Repeal of death penalty discussed

The Judiciary Committee heard a bill March 7 that would repeal Nebraska’s death penalty.

Sen. Ernie Chambers
Sen. Ernie Chambers

Introduced by Omaha Sen. Ernie Chambers, LB44 would replace death penalty provisions with a sentence of life without the possibility of parole. The bill would apply retroactively to inmates currently serving capital punishment sentences.

The bill would not prevent a sentencing court from ordering restitution, or alter the authority of the state Department of Correctional Services to determine appropriate measures for incarceration of an offender.

Chambers said that there was so much publicity in the months leading up to the Aug. 1, 2018, execution of Carey Dean Moore that no one in Nebraska could have been unaware of the state’s death penalty, yet the crime rate held steady.

“No indication in any state has shown that murders went down as a result of the death penalty being imposed,” Chambers said. “With people having that knowledge—that an execution had been carried out—there still have been murders unabated.”

Amy Miller, legal director of the ACLU of Nebraska, spoke in support of the bill. The Eighth Amendment prohibits cruel and unusual punishment, she said, and there is nothing more cruel and unusual than for the state to use its power to kill one of its own citizens.

“Between the cases brought by the individual death row inmates, cases brought by the ACLU and future challenges that may be brought, it’s clear that the death penalty is broken,” Miller said. “The Nebraska Legislature demonstrated amazing leadership … in repealing the death penalty in 2015. We urge you to demonstrate that same leadership [again].”

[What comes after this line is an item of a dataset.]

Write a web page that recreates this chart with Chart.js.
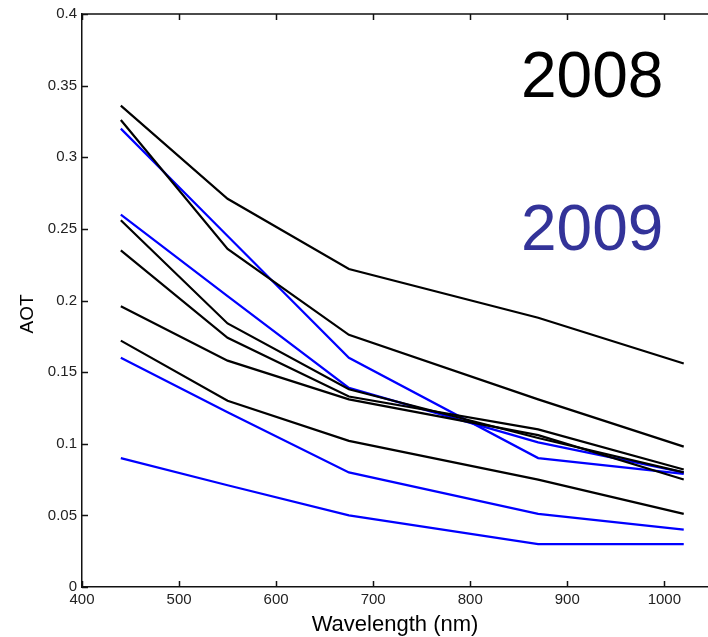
<!DOCTYPE html>
<html>
<head>
<meta charset="utf-8">
<script src="https://cdn.jsdelivr.net/npm/chart.js@4.4.0/dist/chart.umd.min.js"></script>
<style>
html,body{margin:0;padding:0;background:#fff;overflow:hidden;}
#wrap{width:708px;height:637px;position:relative;}
</style>
</head>
<body>
<div id="wrap"><canvas id="c" width="708" height="637"></canvas></div>
<script>
// ---- data ----
const wavelengths = [440, 550, 675, 870, 1020];
const xTicks = [400, 500, 600, 700, 800, 900, 1000];
const yTicks = [0, 0.05, 0.1, 0.15, 0.2, 0.25, 0.3, 0.35, 0.4];
const xTickLabels = ['400', '500', '600', '700', '800', '900', '1000'];
const yTickLabels = ['0', '0.05', '0.1', '0.15', '0.2', '0.25', '0.3', '0.35', '0.4'];

// 2008 (black)
const aot2008_a = [0.336, 0.271, 0.222, 0.188, 0.156];
const aot2008_b = [0.326, 0.236, 0.176, 0.131, 0.098];
const aot2008_c = [0.256, 0.184, 0.138, 0.104, 0.080];
const aot2008_d = [0.235, 0.174, 0.133, 0.110, 0.082];
const aot2008_e = [0.196, 0.158, 0.131, 0.106, 0.075];
const aot2008_f = [0.172, 0.130, 0.102, 0.075, 0.051];
// 2009 (blue)
const aot2009_a = [0.320, 0.245, 0.160, 0.090, 0.079];
const aot2009_b = [0.260, 0.203, 0.139, 0.101, 0.080];
const aot2009_c = [0.160, 0.122, 0.080, 0.051, 0.040];
const aot2009_d = [0.090, 0.071, 0.050, 0.030, 0.030];

const label2008 = '2008';
const label2009 = '2009';
const xTitle = 'Wavelength (nm)';
const yTitle = 'AOT';

const series2008 = [aot2008_a, aot2008_b, aot2008_c, aot2008_d, aot2008_e, aot2008_f];
const series2009 = [aot2009_a, aot2009_b, aot2009_c, aot2009_d];

function mk(vals, color, name) {
  return {
    label: name,
    data: vals.map((v, i) => ({x: wavelengths[i], y: v})),
    borderColor: color,
    backgroundColor: color,
    borderWidth: 2.2,
    pointRadius: 0,
    tension: 0,
    fill: false
  };
}
const datasets = [];
series2008.forEach((s, i) => datasets.push(mk(s, '#000000', label2008 + '_' + i)));
series2009.forEach((s, i) => datasets.push(mk(s, '#0000ff', label2009 + '_' + i)));

const FAM = '"Liberation Sans", Arial, sans-serif';
const tickFont = {family: FAM, size: 15};

const boxPlugin = {
  id: 'boxTicks',
  afterDraw(chart) {
    const {ctx, chartArea: a, scales: {x, y}} = chart;
    ctx.save();
    ctx.strokeStyle = '#111';
    ctx.lineWidth = 1.5;
    ctx.beginPath();
    ctx.moveTo(a.left, a.top);
    ctx.lineTo(a.right, a.top);
    const tl = 6;
    xTicks.forEach(v => {
      const px = Math.round(x.getPixelForValue(v)) + 0.5;
      ctx.moveTo(px, a.bottom); ctx.lineTo(px, a.bottom - tl);
      ctx.moveTo(px, a.top); ctx.lineTo(px, a.top + tl);
    });
    yTicks.forEach(v => {
      const py = Math.round(y.getPixelForValue(v)) + 0.5;
      ctx.moveTo(a.left, py); ctx.lineTo(a.left + tl, py);
    });
    ctx.stroke();
    // y axis title
    ctx.save();
    ctx.translate(28, 314);
    ctx.rotate(-Math.PI / 2);
    ctx.font = '19px ' + FAM;
    ctx.fillStyle = '#000';
    ctx.textAlign = 'center';
    ctx.textBaseline = 'middle';
    ctx.fillText(yTitle, 0, 0);
    ctx.restore();
    // year annotations
    ctx.font = '64px ' + FAM;
    ctx.textAlign = 'left';
    ctx.textBaseline = 'alphabetic';
    ctx.fillStyle = '#000000';
    ctx.fillText(label2008, 521, 97);
    ctx.fillStyle = '#333399';
    ctx.fillText(label2009, 521, 250);
    ctx.restore();
  }
};

new Chart(document.getElementById('c'), {
  type: 'line',
  data: {datasets},
  plugins: [boxPlugin],
  options: {
    responsive: false,
    animation: false,
    devicePixelRatio: 1,
    layout: {padding: {left: 0, right: 0, top: 12, bottom: 0}},
    plugins: {legend: {display: false}, tooltip: {enabled: false}},
    scales: {
      x: {
        type: 'linear',
        min: 400, max: 1045,
        afterBuildTicks(s) { s.ticks = xTicks.map(v => ({value: v})); },
        afterFit(s) { s.height = 50; },
        grid: {display: false, drawTicks: false},
        border: {display: true, color: '#111', width: 1.5},
        ticks: {
          font: tickFont, color: '#222', padding: 4, maxRotation: 0, autoSkip: false,
          callback: (v) => xTickLabels[xTicks.indexOf(v)]
        },
        title: {
          display: true, text: xTitle, color: '#000',
          font: {family: FAM, size: 22},
          padding: {top: 0, bottom: -1}
        }
      },
      y: {
        type: 'linear',
        min: 0, max: 0.4,
        afterBuildTicks(s) { s.ticks = yTicks.map(v => ({value: v})); },
        afterFit(s) { s.width = 82; },
        grid: {display: false, drawTicks: false},
        border: {display: true, color: '#111', width: 1.5},
        ticks: {
          font: tickFont, color: '#222', padding: 5, autoSkip: false,
          callback: (v) => yTickLabels[yTicks.findIndex(t => Math.abs(t - v) < 1e-9)]
        },
        title: {display: false}
      }
    }
  }
});
</script>
</body>
</html>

Matt Maly, an anti-death penalty advocate, also testified in support of LB44. The state completely abandoned its commitment to open and transparent government in Nebraska, he said, all to carry out one secret execution, which failed at all of its objectives.

“It didn’t make our communities any safer, it didn’t improve the work environment of our correctional officers and there isn’t any evidence it provided any closure to the victims’ families who said publicly before the execution that they didn’t care what happened to the guy and that they just wanted his name out of the headlines,” Maly said.

Opposing the bill was Dave Lopez, speaking on behalf of the state attorney general’s office. The Legislature should defer to the clearly stated will of the people on this issue, he said, which was the 2016 reinstatement of the death penalty through a ballot initiative.

“[Voters] were educated, informed, engaged and aware of the history of capital punishment in Nebraska and of the nature of the vicious crimes that the men on death row had committed in their communities,” Lopez said. “After listening to that debate, a commanding majority of voters in this state … chose to keep the death penalty, notwithstanding this legislature’s earlier vote to the contrary.”

The committee took no immediate action on the bill.